═════ Stored data ═════

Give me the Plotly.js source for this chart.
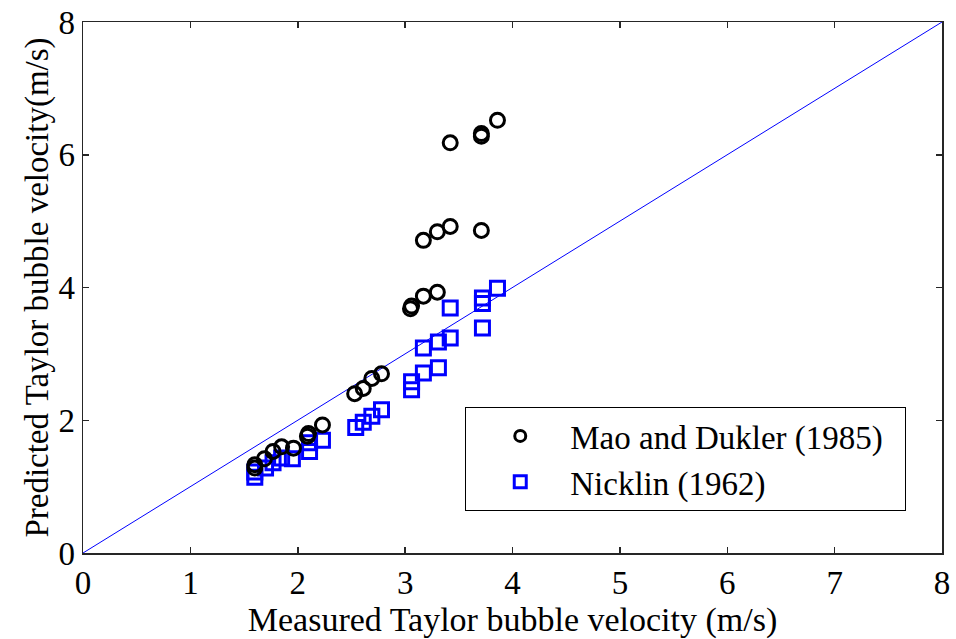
<!DOCTYPE html>
<html>
<head>
<meta charset="utf-8">
<script src="https://cdn.plot.ly/plotly-3.0.1.min.js"></script>
<style>html,body{margin:0;padding:0;background:#fff;}#chart{width:956px;height:639px;}</style>
</head>
<body>
<div id="chart"></div>
<script>
// Mao and Dukler (1985) correlation: measured vs predicted
var maoX = [1.60,1.60,1.69,1.77,1.85,1.96,2.09,2.10,2.23,2.53,2.61,2.69,2.78,3.05,3.06,3.17,3.30,3.17,3.30,3.42,3.71,3.42,3.71,3.71,3.86];
var maoY = [1.28,1.33,1.42,1.53,1.60,1.58,1.76,1.80,1.93,2.40,2.48,2.63,2.70,3.68,3.72,3.87,3.93,4.71,4.84,4.92,4.86,6.18,6.28,6.32,6.52];
// Nicklin (1962) correlation
var nickX = [1.60,1.60,1.70,1.77,1.85,1.95,2.11,2.11,2.23,2.54,2.61,2.69,2.78,3.06,3.06,3.17,3.17,3.31,3.31,3.42,3.42,3.72,3.72,3.72,3.86];
var nickY = [1.14,1.22,1.28,1.36,1.43,1.42,1.53,1.66,1.70,1.89,1.97,2.06,2.16,2.46,2.58,2.71,3.09,2.79,3.18,3.24,3.69,3.39,3.76,3.84,3.99];
// 1:1 reference line
var lineX = [0, 8];
var lineY = [0, 8];
var tickVals = [0,1,2,3,4,5,6,7,8];
var yTickVals = [0,2,4,6,8];
var maoName = 'Mao and Dukler (1985)';
var nickName = 'Nicklin (1962)';

var serif = '"Liberation Serif", "Times New Roman", serif';
var pad = '\u00a0\u00a0';

var traces = [
  {x: lineX, y: lineY, mode: 'lines', line: {color: '#0000ff', width: 1}, showlegend: false, hoverinfo: 'skip'},
  {x: nickX, y: nickY, mode: 'markers', name: nickName, showlegend: false,
   marker: {symbol: 'square-open', size: 14, color: '#0000ff', line: {width: 3, color: '#0000ff'}}},
  {x: maoX, y: maoY, mode: 'markers', name: maoName, showlegend: false,
   marker: {symbol: 'circle-open', size: 14, color: '#000000', line: {width: 3, color: '#000000'}}},
  // legend entries
  {x: [null], y: [null], mode: 'markers', name: maoName + pad, showlegend: true,
   marker: {symbol: 'circle-open', size: 11, color: '#000000', line: {width: 3, color: '#000000'}}},
  {x: [null], y: [null], mode: 'markers', name: nickName + pad, showlegend: true,
   marker: {symbol: 'square-open', size: 12, color: '#0000ff', line: {width: 3, color: '#0000ff'}}}
];

var axisCommon = {
  showgrid: false, zeroline: false, showline: true, mirror: 'ticks',
  linecolor: '#262626', linewidth: 1.5,
  ticks: 'inside', ticklen: 6, tickwidth: 1.5, tickcolor: '#262626',
  tickfont: {family: serif, size: 33, color: '#000'}
};

var layout = {
  width: 956, height: 639,
  margin: {l: 83, r: 14, t: 22, b: 86},
  paper_bgcolor: '#fff', plot_bgcolor: '#fff',
  font: {family: serif, color: '#000'},
  xaxis: Object.assign({}, axisCommon, {
    range: [0, 8], tickvals: tickVals, ticktext: tickVals.map(String),
    ticklabelstandoff: 0,
    title: {text: 'Measured Taylor bubble velocity (m/s)', font: {family: serif, size: 34, color: '#000'}, standoff: 0}
  }),
  yaxis: Object.assign({}, axisCommon, {
    range: [0, 8], tickvals: yTickVals, ticktext: yTickVals.map(String),
    ticklabelstandoff: 0,
    title: {text: 'Predicted Taylor bubble velocity(m/s)', font: {family: serif, size: 33, color: '#000'}, standoff: 0}
  }),
  legend: {
    x: 0.445, y: 0.275, xanchor: 'left', yanchor: 'top',
    bgcolor: '#fff', bordercolor: '#000', borderwidth: 1,
    font: {family: serif, size: 33, color: '#000'},
    itemwidth: 90, indentation: 4,
    traceorder: 'normal'
  },
  showlegend: true
};

Plotly.newPlot('chart', traces, layout, {staticPlot: true});
</script>
</body>
</html>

═════

■ **What is required**: Leave the pictures out and copy the rest of the data exactly.

■ **Answer in full**:
Give me the Plotly.js source for this chart.
<!DOCTYPE html>
<html>
<head>
<meta charset="utf-8">
<script src="https://cdn.plot.ly/plotly-3.0.1.min.js"></script>
<style>html,body{margin:0;padding:0;background:#fff;}#chart{width:956px;height:639px;}</style>
</head>
<body>
<div id="chart"></div>
<script>
// Mao and Dukler (1985) correlation: measured vs predicted
var maoX = [1.60,1.60,1.69,1.77,1.85,1.96,2.09,2.10,2.23,2.53,2.61,2.69,2.78,3.05,3.06,3.17,3.30,3.17,3.30,3.42,3.71,3.42,3.71,3.71,3.86];
var maoY = [1.28,1.33,1.42,1.53,1.60,1.58,1.76,1.80,1.93,2.40,2.48,2.63,2.70,3.68,3.72,3.87,3.93,4.71,4.84,4.92,4.86,6.18,6.28,6.32,6.52];
// Nicklin (1962) correlation
var nickX = [1.60,1.60,1.70,1.77,1.85,1.95,2.11,2.11,2.23,2.54,2.61,2.69,2.78,3.06,3.06,3.17,3.17,3.31,3.31,3.42,3.42,3.72,3.72,3.72,3.86];
var nickY = [1.14,1.22,1.28,1.36,1.43,1.42,1.53,1.66,1.70,1.89,1.97,2.06,2.16,2.46,2.58,2.71,3.09,2.79,3.18,3.24,3.69,3.39,3.76,3.84,3.99];
// 1:1 reference line
var lineX = [0, 8];
var lineY = [0, 8];
var tickVals = [0,1,2,3,4,5,6,7,8];
var yTickVals = [0,2,4,6,8];
var maoName = 'Mao and Dukler (1985)';
var nickName = 'Nicklin (1962)';

var serif = '"Liberation Serif", "Times New Roman", serif';
var pad = '\u00a0\u00a0';

var traces = [
  {x: lineX, y: lineY, mode: 'lines', line: {color: '#0000ff', width: 1}, showlegend: false, hoverinfo: 'skip'},
  {x: nickX, y: nickY, mode: 'markers', name: nickName, showlegend: false,
   marker: {symbol: 'square-open', size: 14, color: '#0000ff', line: {width: 3, color: '#0000ff'}}},
  {x: maoX, y: maoY, mode: 'markers', name: maoName, showlegend: false,
   marker: {symbol: 'circle-open', size: 14, color: '#000000', line: {width: 3, color: '#000000'}}},
  // legend entries
  {x: [null], y: [null], mode: 'markers', name: maoName + pad, showlegend: true,
   marker: {symbol: 'circle-open', size: 11, color: '#000000', line: {width: 3, color: '#000000'}}},
  {x: [null], y: [null], mode: 'markers', name: nickName + pad, showlegend: true,
   marker: {symbol: 'square-open', size: 12, color: '#0000ff', line: {width: 3, color: '#0000ff'}}}
];

var axisCommon = {
  showgrid: false, zeroline: false, showline: true, mirror: 'ticks',
  linecolor: '#262626', linewidth: 1.5,
  ticks: 'inside', ticklen: 6, tickwidth: 1.5, tickcolor: '#262626',
  tickfont: {family: serif, size: 33, color: '#000'}
};

var layout = {
  width: 956, height: 639,
  margin: {l: 83, r: 14, t: 22, b: 86},
  paper_bgcolor: '#fff', plot_bgcolor: '#fff',
  font: {family: serif, color: '#000'},
  xaxis: Object.assign({}, axisCommon, {
    range: [0, 8], tickvals: tickVals, ticktext: tickVals.map(String),
    ticklabelstandoff: 0,
    title: {text: 'Measured Taylor bubble velocity (m/s)', font: {family: serif, size: 34, color: '#000'}, standoff: 0}
  }),
  yaxis: Object.assign({}, axisCommon, {
    range: [0, 8], tickvals: yTickVals, ticktext: yTickVals.map(String),
    ticklabelstandoff: 0,
    title: {text: 'Predicted Taylor bubble velocity(m/s)', font: {family: serif, size: 33, color: '#000'}, standoff: 0}
  }),
  legend: {
    x: 0.445, y: 0.275, xanchor: 'left', yanchor: 'top',
    bgcolor: '#fff', bordercolor: '#000', borderwidth: 1,
    font: {family: serif, size: 33, color: '#000'},
    itemwidth: 90, indentation: 4,
    traceorder: 'normal'
  },
  showlegend: true
};

Plotly.newPlot('chart', traces, layout, {staticPlot: true});
</script>
</body>
</html>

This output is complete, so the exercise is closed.